7. In this particular case, it appears that the learned senior counsel then appearing for the applicants/plaintiffs perhaps, inadvertently, took a wrong call. Usually lawyers action bind their clients except where the enunciation of law is such that it does not permit him to bind his client on aspects of settled law. (See Uptron India Ltd. Vs. Shammi Bhan and Anr., (1998) 6 SCC 538 and Central Council for Research in Ayurveda & Siddha and Anr. Vs. Dr. K. Santhakumari, (2001) 5 SCC 60.)
8. Having regard to the pleadings in the matter, which have been referred to by me hereinabove, I am of the view that the plaintiffs should be allowed to withdraw their statement as the defendant Nos.1 and 2 have clearly indicated that their rights are based on the franchise agreement executed in their favour by non-applicant/defendant No.3. The other reason, which persuades me to
allow the application, is that the applicants/plaintiffs have approached the court with reasonable expedition and, therefore, it would perhaps affect their interest, if they are held bound by the concession made by their lawyer.

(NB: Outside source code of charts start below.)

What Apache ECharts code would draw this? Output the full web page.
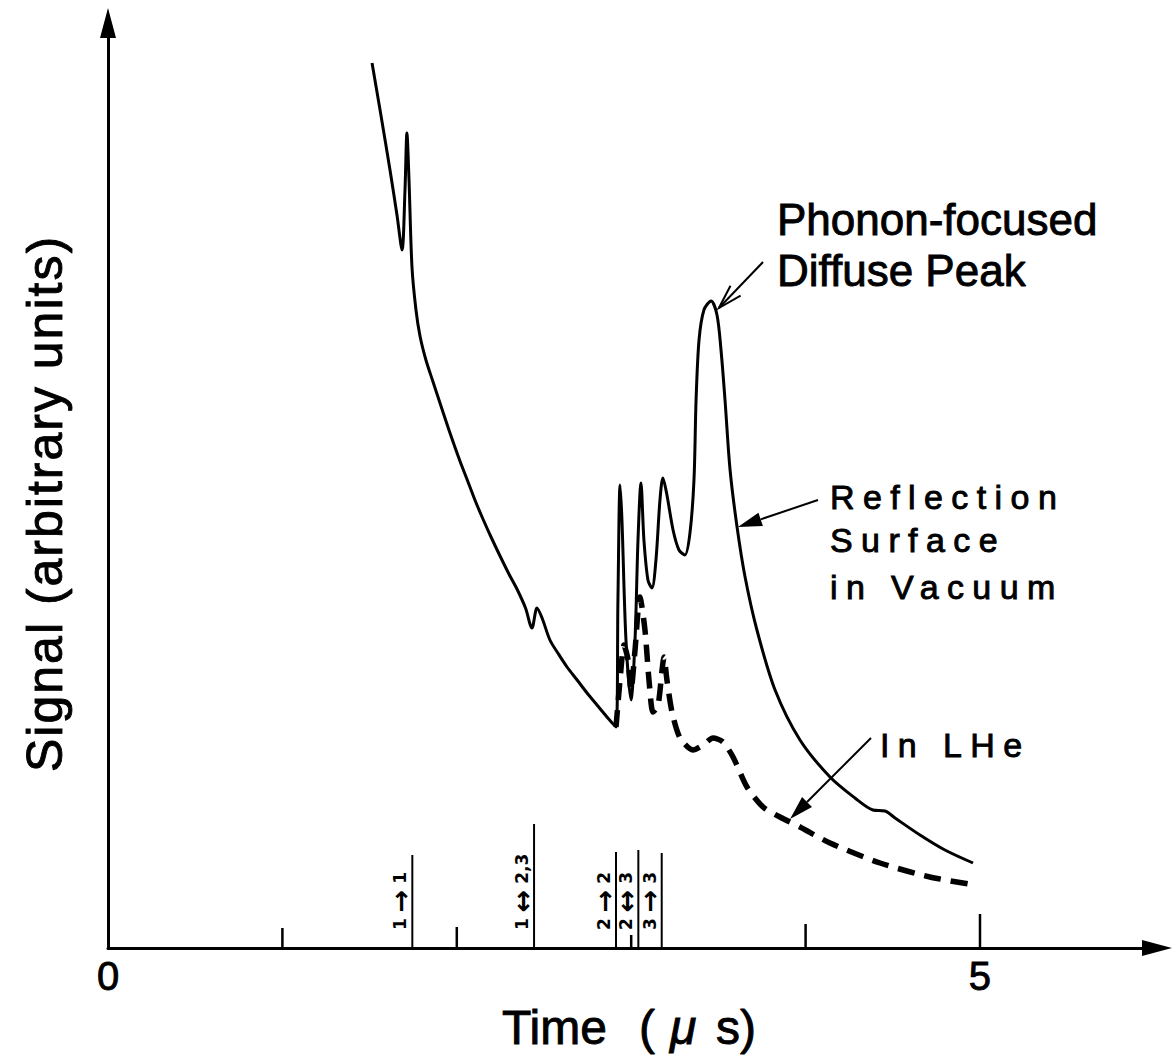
<!DOCTYPE html>
<html>
<head>
<meta charset="utf-8">
<title>Phonon signal vs time</title>
<script src="https://cdn.jsdelivr.net/npm/echarts@6/dist/echarts.min.js"></script>
<style>
  html, body { margin: 0; padding: 0; background: #fff; }
  #chart { width: 1172px; height: 1061px; }
  /* the printed labels are set with wide letter spacing */
  #chart text[style*="34px"] { letter-spacing: 8.4px; }
  #chart text[style*="50px"] { letter-spacing: 2px; }
</style>
</head>
<body>
<div id="chart"></div>
<script>
// time in microseconds, signal in arbitrary units
const vacTime = [1.514, 1.560, 1.617, 1.657, 1.686, 1.703, 1.714, 1.726, 1.743, 1.766, 1.789, 1.823, 1.864,
  1.915, 1.961, 2.018, 2.058, 2.104, 2.150, 2.199, 2.248, 2.299, 2.345, 2.394, 2.431, 2.460, 2.489, 2.534,
  2.583, 2.632, 2.690, 2.747, 2.804, 2.861, 2.913, 2.924, 2.936, 2.947,
  2.970, 2.999, 3.022, 3.039, 3.056, 3.073, 3.096, 3.119, 3.142, 3.165, 3.182, 3.205, 3.240, 3.274, 3.308,
  3.337, 3.360, 3.372, 3.389, 3.417, 3.458, 3.492, 3.515, 3.538, 3.567, 3.607, 3.653, 3.721, 3.825, 3.968,
  4.140, 4.283, 4.386, 4.455, 4.513, 4.656, 4.799, 4.960];
const vacSignal = [88.5, 83.8, 77.8, 73.3, 69.8, 75.8, 81.5, 76.8, 68.1, 63.8, 61.2, 58.8, 56.6,
  53.9, 51.5, 48.7, 46.9, 44.8, 42.9, 41.0, 39.2, 37.4, 35.9, 34.0, 32.0, 34.0, 33.0, 30.8,
  29.4, 28.1, 26.8, 25.5, 24.3, 23.1, 22.1, 34.8, 46.3, 42.8,
  30.8, 24.8, 30.8, 40.8, 46.5, 40.8, 36.8, 36.0, 38.8, 44.8, 47.0, 45.3, 41.8, 39.8, 39.3,
  41.5, 46.8, 54.8, 60.8, 63.8, 64.7, 63.3, 59.8, 54.8, 47.8, 42.1, 37.1, 31.8, 25.8, 20.8,
  17.1, 15.0, 13.8, 13.7, 13.0, 11.3, 9.8, 8.5];

const lheTime = [2.913, 2.936, 2.959, 2.982, 2.999, 3.022, 3.050, 3.079, 3.102, 3.125, 3.154, 3.177, 3.188,
  3.205, 3.234, 3.280, 3.354, 3.412, 3.469, 3.526, 3.584, 3.664, 3.756, 3.853, 3.968, 4.140, 4.427,
  4.713, 4.971];
const lheSignal = [22.1, 26.8, 30.3, 28.8, 25.8, 29.8, 35.1, 31.8, 26.8, 23.6, 24.3, 27.8, 29.1,
  26.8, 23.6, 21.0, 19.8, 20.3, 21.0, 20.6, 19.1, 16.1, 14.1, 13.1, 12.1, 10.5, 8.5,
  7.1, 6.3];

// expected arrival times of the reflected modes
const arrivalTime = [1.745, 2.443, 2.913, 3.041, 3.175];
const arrivalHeight = [9.3, 12.4, 9.6, 9.8, 9.5];
const arrivalLabel = ['1 → 1', '1 ↔ 2,3', '2 → 2', '2 ↔ 3', '3 → 3'];

// axis ticks (hand drawn, different lengths)
const tickTime = [1, 2, 3, 4, 5];
const tickHeight = [2.0, 2.1, 1.3, 2.4, 3.4];

// annotation pointers: tail -> head
const pointerFrom = [[3.756, 68.6], [4.071, 44.8], [4.375, 21.0]];
const pointerTo = [[3.503, 64.0], [3.612, 42.1], [3.911, 12.9]];

const FONT = 'Liberation Sans, Arial, sans-serif';

const chart = echarts.init(document.getElementById('chart'), null, { renderer: 'svg' });

function renderTick(params, api) {
  const a = api.coord([api.value(0), 0]);
  const b = api.coord([api.value(0), api.value(1)]);
  return {
    type: 'line',
    shape: { x1: a[0], y1: a[1], x2: b[0], y2: b[1] },
    style: { stroke: '#000', lineWidth: 2.5 }
  };
}

function renderArrival(params, api) {
  const base = api.coord([api.value(0), 0]);
  const top = api.coord([api.value(0), api.value(1)]);
  // arrows are printed bigger than the digits
  const label = arrivalLabel[params.dataIndex].replace(/([→↔])/, '{a|$1}');
  return {
    type: 'group',
    children: [{
      type: 'line',
      shape: { x1: base[0], y1: base[1], x2: top[0], y2: top[1] },
      style: { stroke: '#000', lineWidth: 2 }
    }, {
      type: 'text',
      x: base[0] - 12,
      y: base[1] - 18,
      rotation: Math.PI / 2,
      style: {
        text: label,
        fontSize: 17,
        fontWeight: 'bold',
        fontFamily: 'DejaVu Sans, sans-serif',
        fill: '#000',
        align: 'left',
        verticalAlign: 'middle',
        rich: {
          a: {
            fontSize: 27,
            fontWeight: 'bold',
            fontFamily: 'DejaVu Sans, sans-serif',
            fill: '#000'
          }
        }
      }
    }]
  };
}

function renderPointer(params, api) {
  const a = api.coord([api.value(0), api.value(1)]);
  const b = api.coord([api.value(2), api.value(3)]);
  const ang = Math.atan2(b[1] - a[1], b[0] - a[0]);
  const len = 24, half = 7;
  const bx = b[0] - len * Math.cos(ang);
  const by = b[1] - len * Math.sin(ang);
  const nx = -Math.sin(ang) * half;
  const ny = Math.cos(ang) * half;
  //the first one has an open head
  if (params.dataIndex === 0) {
    return {
      type: 'group',
      children: [{
        type: 'line',
        shape: { x1: a[0], y1: a[1], x2: b[0], y2: b[1] },
        style: { stroke: '#000', lineWidth: 2 }
      }, {
        type: 'polyline',
        shape: { points: [[bx + nx, by + ny], b, [bx - nx, by - ny]] },
        style: { stroke: '#000', lineWidth: 2, fill: null }
      }]
    };
  }
  return {
    type: 'group',
    children: [{
      type: 'line',
      shape: { x1: a[0], y1: a[1], x2: bx, y2: by },
      style: { stroke: '#000', lineWidth: 2 }
    }, {
      type: 'polygon',
      shape: { points: [[bx + nx, by + ny], b, [bx - nx, by - ny]] },
      style: { fill: '#000' }
    }]
  };
}

function textItem(text, x, y, size, extra) {
  return Object.assign({
    type: 'text',
    x: x,
    y: y,
    silent: true,
    style: {
      text: text,
      fontSize: size,
      fontFamily: FONT,
      fill: '#000',
      stroke: '#000',
      lineWidth: 0.9,
      align: 'left',
      verticalAlign: 'middle'
    }
  }, extra || {});
}

const italicMu = textItem('μ', 670, 1027, 48);
italicMu.style.fontStyle = 'italic';

chart.setOption({
  animation: false,
  backgroundColor: '#fff',
  grid: { left: 108, right: 15, top: 23, bottom: 113 },
  xAxis: {
    type: 'value',
    min: 0,
    max: 6.015,
    interval: 5,
    axisLine: {
      lineStyle: { color: '#000', width: 3 },
      symbol: ['none', 'triangle'],
      symbolSize: [16, 30]
    },
    axisTick: { show: false },
    splitLine: { show: false },
    axisLabel: {
      showMaxLabel: false,
      margin: 8,
      fontSize: 40,
      fontFamily: FONT,
      color: '#000',
      textBorderColor: '#000',
      textBorderWidth: 0.9
    }
  },
  yAxis: {
    type: 'value',
    min: 0,
    max: 92.5,
    axisLine: {
      show: true,
      lineStyle: { color: '#000', width: 3 },
      symbol: ['none', 'triangle'],
      symbolSize: [16, 30]
    },
    axisTick: { show: false },
    axisLabel: { show: false },
    splitLine: { show: false }
  },
  graphic: [
    textItem('Phonon-focused', 777, 219, 44),
    textItem('Diffuse Peak', 777, 270, 44),
    textItem('Reflection', 830, 497, 34),
    textItem('Surface', 830, 540, 34),
    textItem('in Vacuum', 830, 587, 34),
    textItem('In LHe', 880, 745, 34),
    textItem('Time', 502, 1027, 48),
    textItem('(', 639, 1027, 48),
    italicMu,
    textItem('s)', 716, 1027, 48),
    textItem('Signal (arbitrary units)', 45, 772, 50, { rotation: Math.PI / 2 })
  ],
  series: [{
    name: 'Reflection Surface in Vacuum',
    type: 'line',
    data: vacTime.map((t, i) => [t, vacSignal[i]]),
    showSymbol: false,
    smooth: 0.3,
    lineStyle: { color: '#000', width: 3 },
    z: 3
  }, {
    name: 'In LHe',
    type: 'line',
    data: lheTime.map((t, i) => [t, lheSignal[i]]),
    showSymbol: false,
    smooth: 0.25,
    lineStyle: { color: '#000', width: 5.5, type: [17, 10] },
    z: 3
  }, {
    type: 'custom',
    renderItem: renderTick,
    data: tickTime.map((t, i) => [t, tickHeight[i]]),
    clip: false,
    silent: true
  }, {
    type: 'custom',
    renderItem: renderArrival,
    data: arrivalTime.map((t, i) => [t, arrivalHeight[i]]),
    clip: false,
    silent: true
  }, {
    type: 'custom',
    renderItem: renderPointer,
    encode: { x: [0, 2], y: [1, 3] },
    data: pointerFrom.map((p, i) => [p[0], p[1], pointerTo[i][0], pointerTo[i][1]]),
    clip: false,
    silent: true
  }]
});
</script>
</body>
</html>
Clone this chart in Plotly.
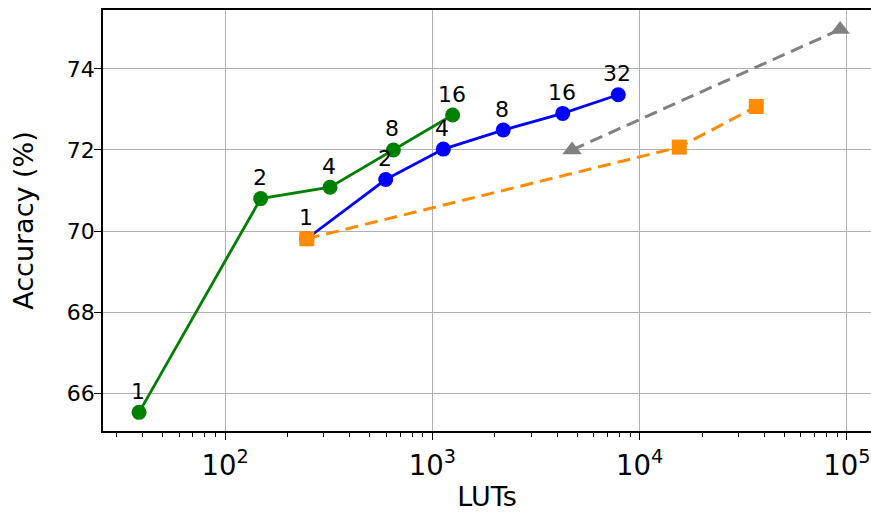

9. With regard to the submissions made by the counsel for the non-applicants/defendant No.3 that the factum of another suit having been filed not being disclosed to the court, according to me, may not be material for adjudication of the present application.
10. In any event, if, the non-applicant/defendant No.3 is convinced, that the instant suit and CS(OS) No.3258/2014 are substantially similar, he has a remedy available to him in law by appropriate application to seek stay of the action filed against him. That, of course, would depend on whether necessary steps are taken by the non-applicant/defendant No.3, and the view the concerned court may take on such a step being taken.
11. In these circumstances, the application is allowed. The order dated 14.8.2014 is recalled to the extent it records the statement made on behalf of the applicants/plaintiffs that they seek to delete the non-applicant/defendant No.3 from the array of parties. Necessary consequence of this will be that non-applicant/defendant No.3 shall stand arrayed to the instant suit. Accordingly, a fresh memo of parties will be filed within one week from today.
12. The application is disposed of.
CS(OS) 1899/2014
13. List before the roster bench on 15.1.2015, the date already fixed.